Sometimes downright uncanny, the Taylor 2 performance of “Images” emphasized how strange and ultimately unknowable the past can be--as opposed to “Company B,” which made it startlingly immediate. In the “Moon Reflections” duet, for example, Duckstein and Amy Young danced in isolated emotional orbits, looking at once so beautiful and so remote--from us and from one another--that they might have been statues coincidentally sharing a gallery. Less idealized but equally remote: the primitive rites evoked in “Runes” (1975), a work suggesting a cycle of burial and rebirth, but with plenty of enigmatic quasi-archeological evidence for the audience to connect. Somewhat deficient in atmosphere, the Taylor 2 production capitalized on primal modern dance movement values: deployment of weight, connection to the floor, extreme flexibility throughout the body.

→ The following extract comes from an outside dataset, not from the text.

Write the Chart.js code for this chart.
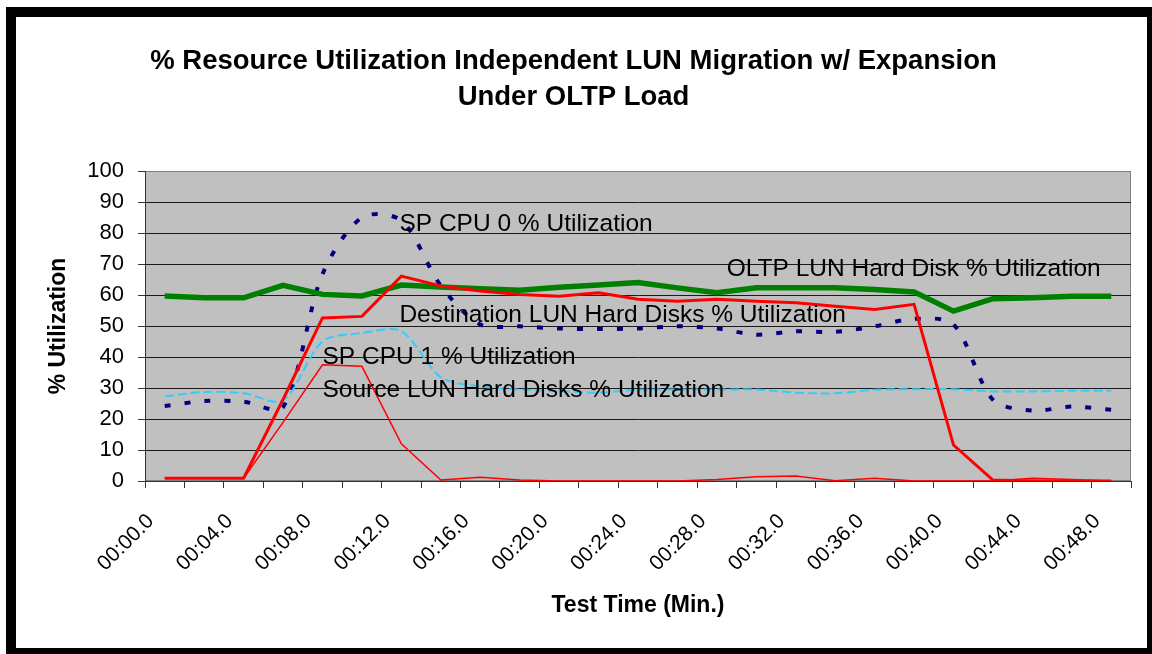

In contrast, “Airs” (1978) represented the kind of modern dance that ballet companies love to acquire: warm, elegant Taylor-on-the-run, a style infinitely inventive in its response to its Handel accompaniment, but also linear and even courtly enough to keep ballet dancers and audiences comfortable. Twyla Tharp and Mark Morris, eat your hearts out: There is no more imaginative all-American modern dance neoclassicism than this--and Mazzini, in particular, seemed to savor every step of it.

Part of an ongoing Paul Taylor residency centered at the Alex Theatre in Glendale, the appearance of Taylor 2 at the Keck Theater on Friday and Saturday marked the last scheduled dance event for the year at Occidental College, an institution that previously sponsored the award-winning “Feet Speak” summer series, plus programming during the school year that gave its students access to the best achievements of the local dance community. A victim of fiscal cutbacks, the loss of dance at Oxy is thus a loss to both those students and the community as a whole.